38 hostages kidnapped by Haitian gang freed
PORT AU PRINCE, Haiti (CMC) – The 38 people who were kidnapped by gunmen as they were riding in minibuses on the outskirts of Port-au-Prince on Friday, have been freed.
The announcement was made late Saturday by one of the unions representing bus drivers in this French speaking Caribbean Community (Caricom) member state.
“The passengers who had been kidnapped were released… on 11 June,” the Haitian Owners and Drivers Association said in a message posted to social media, adding that the two minibuses they had been travelling in were also recovered.
The association did not say whether a ransom was demanded and paid to the kidnappers.

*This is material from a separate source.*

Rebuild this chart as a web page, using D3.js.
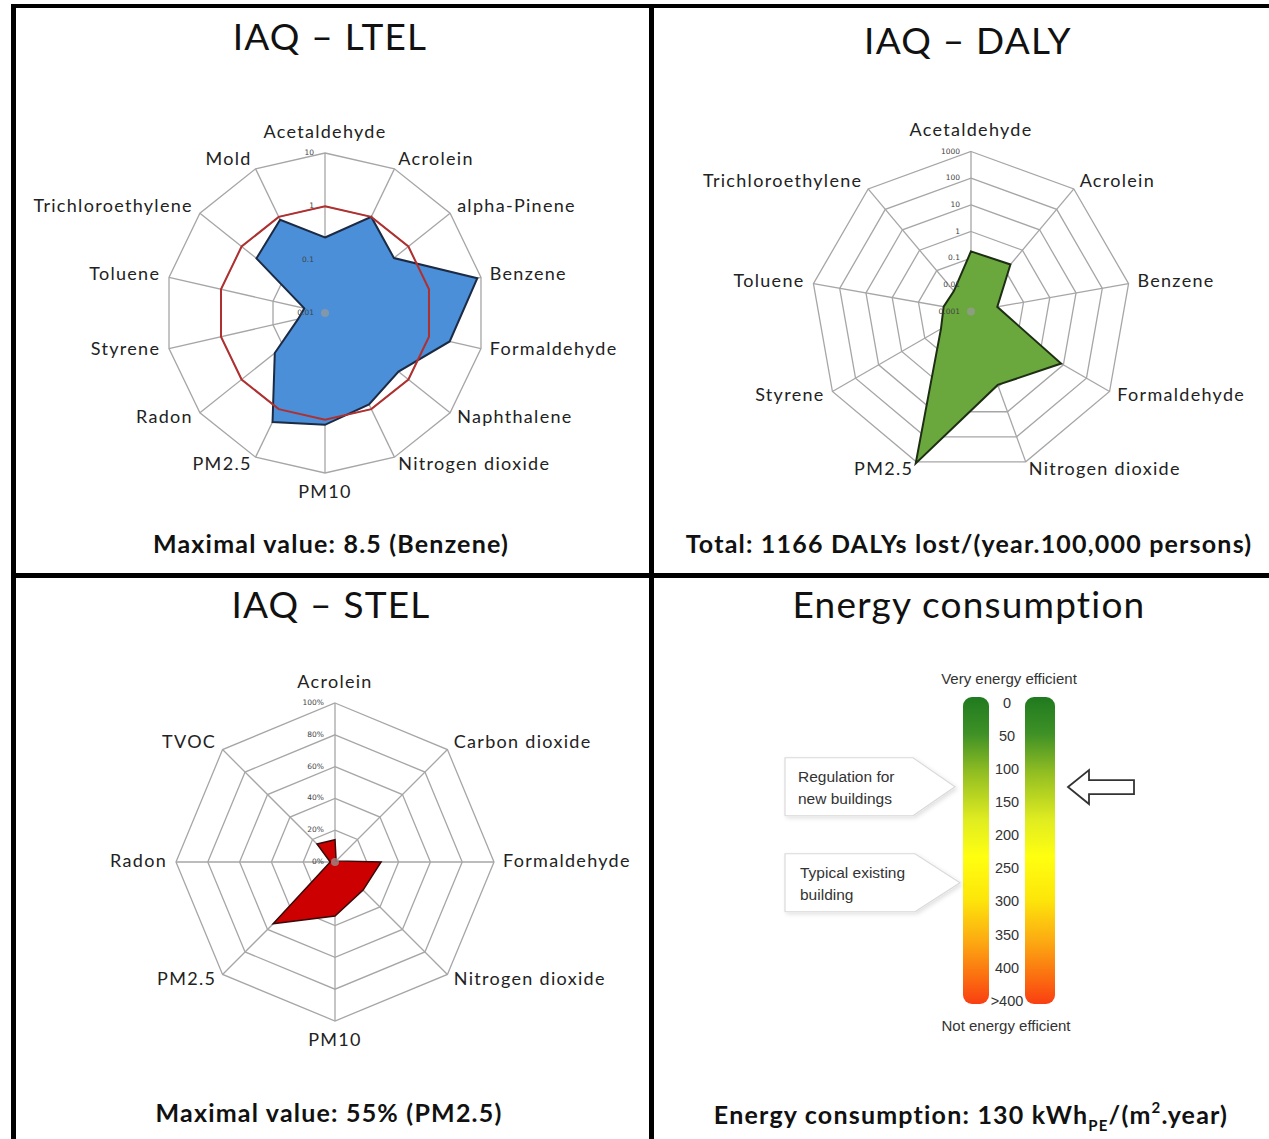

According to the president of the association of owners and drivers of Haiti, Mehu Changeux, two buses had just been filled with passengers heading for Miragoane, a town some 62 miles west of the capital Port-au-Prince, when the members of a powerful gang from a slum called Village de Dieu seized them.

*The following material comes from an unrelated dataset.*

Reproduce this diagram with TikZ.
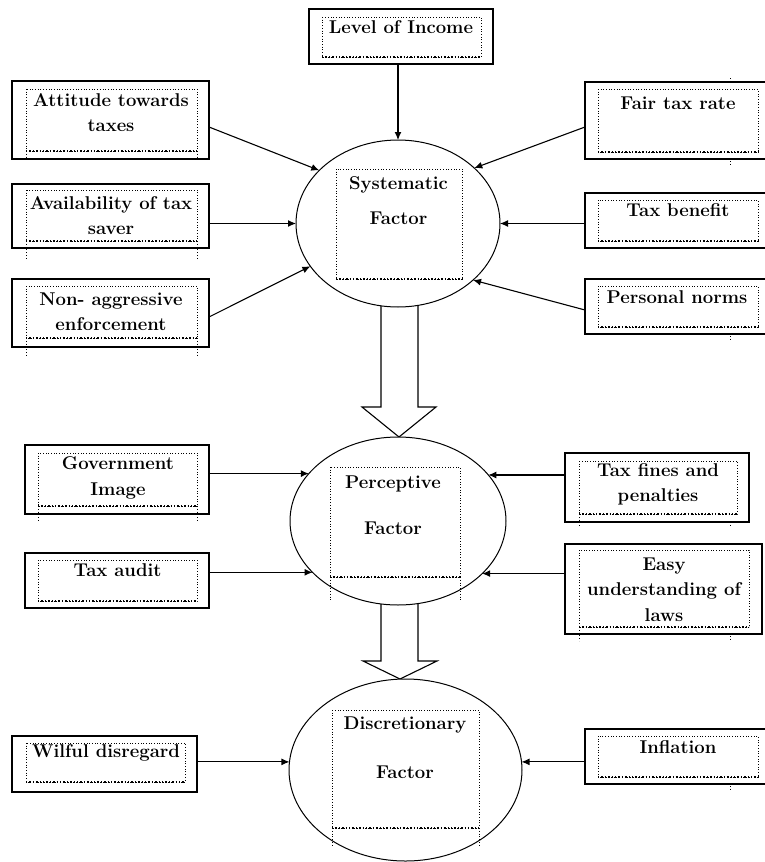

“Each bus had 18 people, in addition to the drivers,” Changeux said.
The mass kidnapping came as Haiti finds itself in the grip of armed gangs, whom police have failed to confront.
Since June 1, 2021, Haitian authorities have lost control of the only road connecting Port-au-Prince to the southern half of the country, with a section of some 1.5 miles under the sway of armed gangs.

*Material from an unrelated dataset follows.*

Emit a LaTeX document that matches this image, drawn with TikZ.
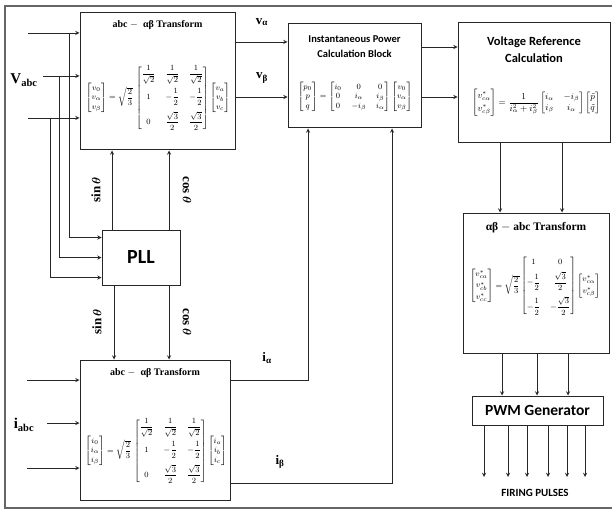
\documentclass[tikz,border=0pt]{standalone}
\usepackage{amsmath,amssymb}
\usepackage{fontspec}
\setmainfont{Carlito}
\newfontfamily\serifbf{Liberation Serif}
\usetikzlibrary{positioning}
\usetikzlibrary{arrows}
\usetikzlibrary{calc}
\tikzset{>=stealth}
\tikzset{blk/.style={draw=black!85, line width=1pt, inner sep=0pt},
  wire/.style={line width=0.9pt, black!85},
  ttl/.style={font=\bfseries\fontsize{10.5}{12.5}\selectfont, align=center, inner sep=0pt},
  sttl/.style={font=\serifbf\bfseries\fontsize{10}{12}\selectfont, inner sep=0pt},
  sig/.style={font=\serifbf\bfseries\fontsize{13}{15}\selectfont, inner sep=0pt}}
% Clarke matrix, #1 = quantity
\newcommand{\clarkemat}[1]{\begin{bmatrix}#1_0\\#1_\alpha\\#1_\beta\end{bmatrix}
  =\sqrt{\dfrac{2}{3}}\,\renewcommand{\arraystretch}{1.2}
  \begin{bmatrix}\dfrac{1}{\sqrt{2}}&\dfrac{1}{\sqrt{2}}&\dfrac{1}{\sqrt{2}}\\[9pt]
  1&-\dfrac{1}{2}&-\dfrac{1}{2}\\[9pt]0&\dfrac{\sqrt{3}}{2}&\dfrac{\sqrt{3}}{2}\end{bmatrix}
  \renewcommand{\arraystretch}{1}\begin{bmatrix}#1_a\\#1_b\\#1_c\end{bmatrix}}

\begin{document}
\begin{tikzpicture}[x=1pt, y=1pt]
\useasboundingbox (0,0) rectangle (612,512);
\draw[black!60, line width=1.3pt] (614,506) -- (5,506) -- (5,4) -- (614,4);

% blocks
\node[blk, minimum width=155pt, minimum height=137pt] (tv) at (157.5,430.5) {};
\node[blk, minimum width=78pt, minimum height=55pt, font=\bfseries\fontsize{20}{22}\selectfont] (pll) at (141,254.5) {PLL};
\node[blk, minimum width=150pt, minimum height=140pt] (ti) at (155,82) {};
\node[blk, minimum width=133pt, minimum height=104pt] (pw) at (354.5,436) {};
\node[blk, minimum width=152pt, minimum height=120pt] (vr) at (534,429) {};
\node[blk, minimum width=146pt, minimum height=140pt] (ab) at (536,229) {};
\node[blk, minimum width=131pt, minimum height=29pt, font=\bfseries\fontsize{15.5}{17}\selectfont] (pwm) at (537.5,101.5) {PWM Generator};

% block contents
\node[sttl] (tvt) at (157.5,487) {abc $-$\; αβ Transform};
\node[inner sep=0pt, font=\footnotesize] (tveq) at (158,414) {$\clarkemat{v}$};
\node[sttl] (tit) at (155,139) {abc $-$\; αβ Transform};
\node[inner sep=0pt, font=\footnotesize] (tieq) at (156,61) {$\clarkemat{i}$};
\node[ttl] (pwt) at (354.5,465.5) {Instantaneous Power\\[3pt]Calculation Block};
\node[inner sep=0pt, font=\footnotesize] (pweq) at (355,415) {$\begin{bmatrix}p_0\\p\\q\end{bmatrix}
  =\begin{bmatrix}i_0&0&0\\0&i_\alpha&i_\beta\\0&-i_\beta&i_\alpha\end{bmatrix}
  \begin{bmatrix}v_0\\v_\alpha\\v_\beta\end{bmatrix}$};
\node[ttl, font=\bfseries\fontsize{12.5}{15}\selectfont] (vrt) at (534,462) {Voltage Reference\\[2pt]Calculation};
\node[inner sep=0pt, font=\small] (vreq) at (536,409) {$\begin{bmatrix}v^{*}_{c\alpha}\\[2pt]v^{*}_{c\beta}\end{bmatrix}
  =\dfrac{1}{i_\alpha^2+i_\beta^2}\begin{bmatrix}i_\alpha&-i_\beta\\i_\beta&i_\alpha\end{bmatrix}
  \begin{bmatrix}\tilde p\\\tilde q\end{bmatrix}$};
\node[sttl, font=\serifbf\bfseries\fontsize{11.5}{13}\selectfont] (abt) at (536,284) {αβ $-$ abc Transform};
\node[inner sep=0pt, font=\footnotesize] (abeq) at (535,226) {$\begin{bmatrix}v^{*}_{ca}\\[2pt]v^{*}_{cb}\\[2pt]v^{*}_{cc}\end{bmatrix}
  =\sqrt{\dfrac{2}{3}}\renewcommand{\arraystretch}{1.2}
  \begin{bmatrix}1&0\\[4pt]-\dfrac{1}{2}&\dfrac{\sqrt{3}}{2}\\[8pt]-\dfrac{1}{2}&-\dfrac{\sqrt{3}}{2}\end{bmatrix}
  \renewcommand{\arraystretch}{1}\begin{bmatrix}v^{*}_{c\alpha}\\[2pt]v^{*}_{c\beta}\end{bmatrix}$};

% inputs
\node[sig, font=\serifbf\bfseries\fontsize{15}{17}\selectfont] (vabc) at (24,432) {V\textsubscript{abc}};
\node[sig, font=\serifbf\bfseries\fontsize{15}{17}\selectfont] (iabc) at (24,87) {i\textsubscript{abc}};
\coordinate (va) at (28,479);
\coordinate (vb) at (43,436);
\coordinate (vc) at (28,394);
\foreach \p in {va,vb,vc}
  \draw[wire,->] (\p) -- (\p -| tv.west);
\draw[wire,->] (69,479) |- ([yshift=20pt]pll.west);
\draw[wire,->] (59,436) |- (pll.west);
\draw[wire,->] (50,394) |- ([yshift=-20pt]pll.west);
\coordinate (ia) at (27,132);
\coordinate (ib) at (47,89);
\coordinate (ic) at (27,44);
\foreach \p in {ia,ib,ic}
  \draw[wire,->] (\p) -- (\p -| ti.west);

% PLL outputs
\draw[wire,->] ([xshift=-29pt]pll.north) -- ([xshift=-29pt]pll.north |- tv.south);
\draw[wire,->] ([xshift=28pt]pll.north) -- ([xshift=28pt]pll.north |- tv.south);
\draw[wire,->] ([xshift=-27pt]pll.south) -- ([xshift=-27pt]pll.south |- ti.north);
\draw[wire,->] ([xshift=28pt]pll.south) -- ([xshift=28pt]pll.south |- ti.north);
\node[sig, rotate=90] (s1) at (96,322) {sin\,$\boldsymbol{\theta}$};
\node[sig, rotate=-90] (c1) at (187,322) {cos\,$\boldsymbol{\theta}$};
\node[sig, rotate=90] (s2) at (97,190) {sin\,$\boldsymbol{\theta}$};
\node[sig, rotate=-90] (c2) at (187,190) {cos\,$\boldsymbol{\theta}$};

% to power block
\draw[wire,->] ([yshift=39.5pt]tv.east) -- ([yshift=39.5pt]tv.east -| pw.west);
\draw[wire,->] ([yshift=-15.5pt]tv.east) -- ([yshift=-15.5pt]tv.east -| pw.west);
\node[sig] (lva) at (262,490) {v\textsubscript{α}};
\node[sig] (lvb) at (262,434) {v\textsubscript{β}};
\draw[wire,->] ([yshift=50pt]ti.east) -| ([xshift=-46.5pt]pw.south);
\draw[wire,->] ([yshift=-53pt]ti.east) -| ([xshift=37.5pt]pw.south);
\node[sig] (lia) at (267,154) {i\textsubscript{α}};
\node[sig] (lib) at (280,50) {i\textsubscript{β}};

% right column
\draw[wire,->] ([yshift=29pt]pw.east) -- ([yshift=29pt]pw.east -| vr.west);
\draw[wire,->] ([yshift=-21pt]pw.east) -- ([yshift=-21pt]pw.east -| vr.west);
\draw[wire,->] ([xshift=-34pt]vr.south) -- ([xshift=-34pt]vr.south |- ab.north);
\draw[wire,->] ([xshift=28pt]vr.south) -- ([xshift=28pt]vr.south |- ab.north);
\foreach \dx in {-34,1,32}
  \draw[wire,->] ([xshift=\dx pt]ab.south) -- ([xshift=\dx pt]ab.south |- pwm.north);
\foreach \x in {484,508,527,548,567,585}
  \draw[wire,->] (pwm.south -| \x,0) -- (\x,35);
\node[ttl, font=\bfseries\fontsize{11}{13}\selectfont] (fire) at (535,19) {FIRING PULSES};
\end{tikzpicture}
\end{document}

According to Changeux, his organisation has warned drivers not to take this road until the state has restored security.
Last weekend, three young Turkish women were released after a month in captivity.
They had been kidnapped by the criminal gang that controls the entire region east of Port-au-Prince, close to the border with the Dominican Republic that shares the island of Hispaniola.
This gang, which hijacked the bus in which they were travelling from Santo Domingo, still holds five other Turkish nationals.
In May, at least 200 kidnappings were recorded by the United Nations, most of them occurring in Port-au-Prince.